Why Hackers Must Welcome Social Justice Advocates - pron
https://medium.com/@coralineada/why-hackers-must-welcome-social-justice-advocates-1f8d7e216b00#.kp1vthwtq
======
WalterSear
In general, since the article is titled with an adversarial generalization,
Social Justice Advocates need to do a better job of projecting the empathy and
inclusionariness that the most vocal of them demand of others, instead of
making bullet points of how other people need to change their behaviour.

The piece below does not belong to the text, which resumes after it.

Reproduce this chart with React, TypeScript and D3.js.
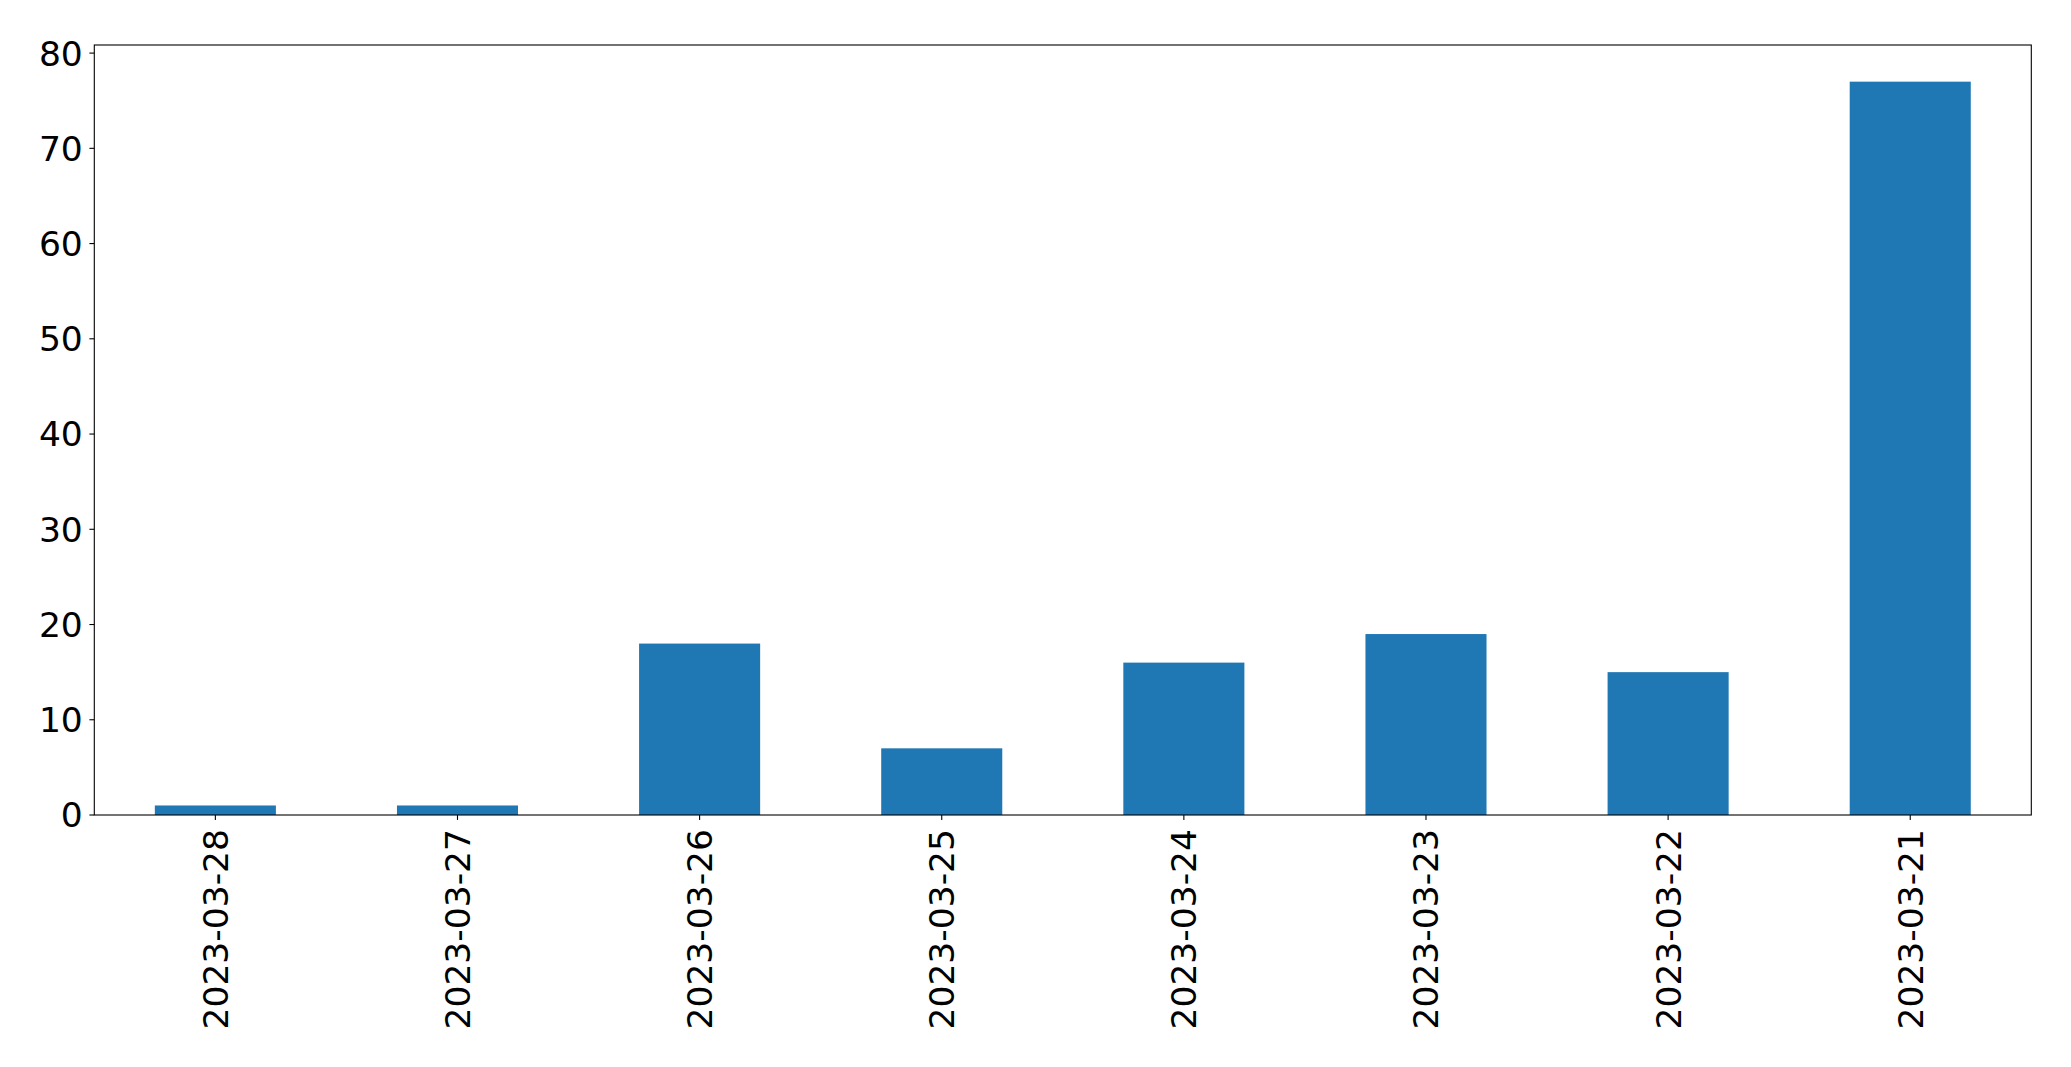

They might find that empathizing with others may give them the insight they
need to to influence the cultural norms and social behaviours they wish to
change.

Relevant, but not entirely on this point:
[http://www.theguardian.com/lifeandstyle/2015/nov/27/prejudic...](http://www.theguardian.com/lifeandstyle/2015/nov/27/prejudice-
discrimination-the-reality)

------
venomsnake
___First-time contributors are regularly dismissed and even attacked for naive
implementations of needed functionality. Projects that favor the contributions
of established developers do not leave space for learning, growth and failure
when they punish newcomers for their lack of experience._ __

What the author seems to not recognize is that some of those projects are
critical and some of them are used and protect activists in jurisdictions in
which advocacy actually have non trivial risks.

If the inclusion means that we will get more Heartbleeds - is this really a
price we are willing to pay?

Also - open source is infinitely forkable - if you don't like the community or
culture - just fork it and build your own. I have always disliked the approach
of - join a community - force the community to change so it can accommodate
you. Which is the main tactic a lot of those Social Justice Advocates use.

Edit: Also a persons background don't matter when it comes to implementing FFT
or a red black tree. Which is why tech people tend to ignore it.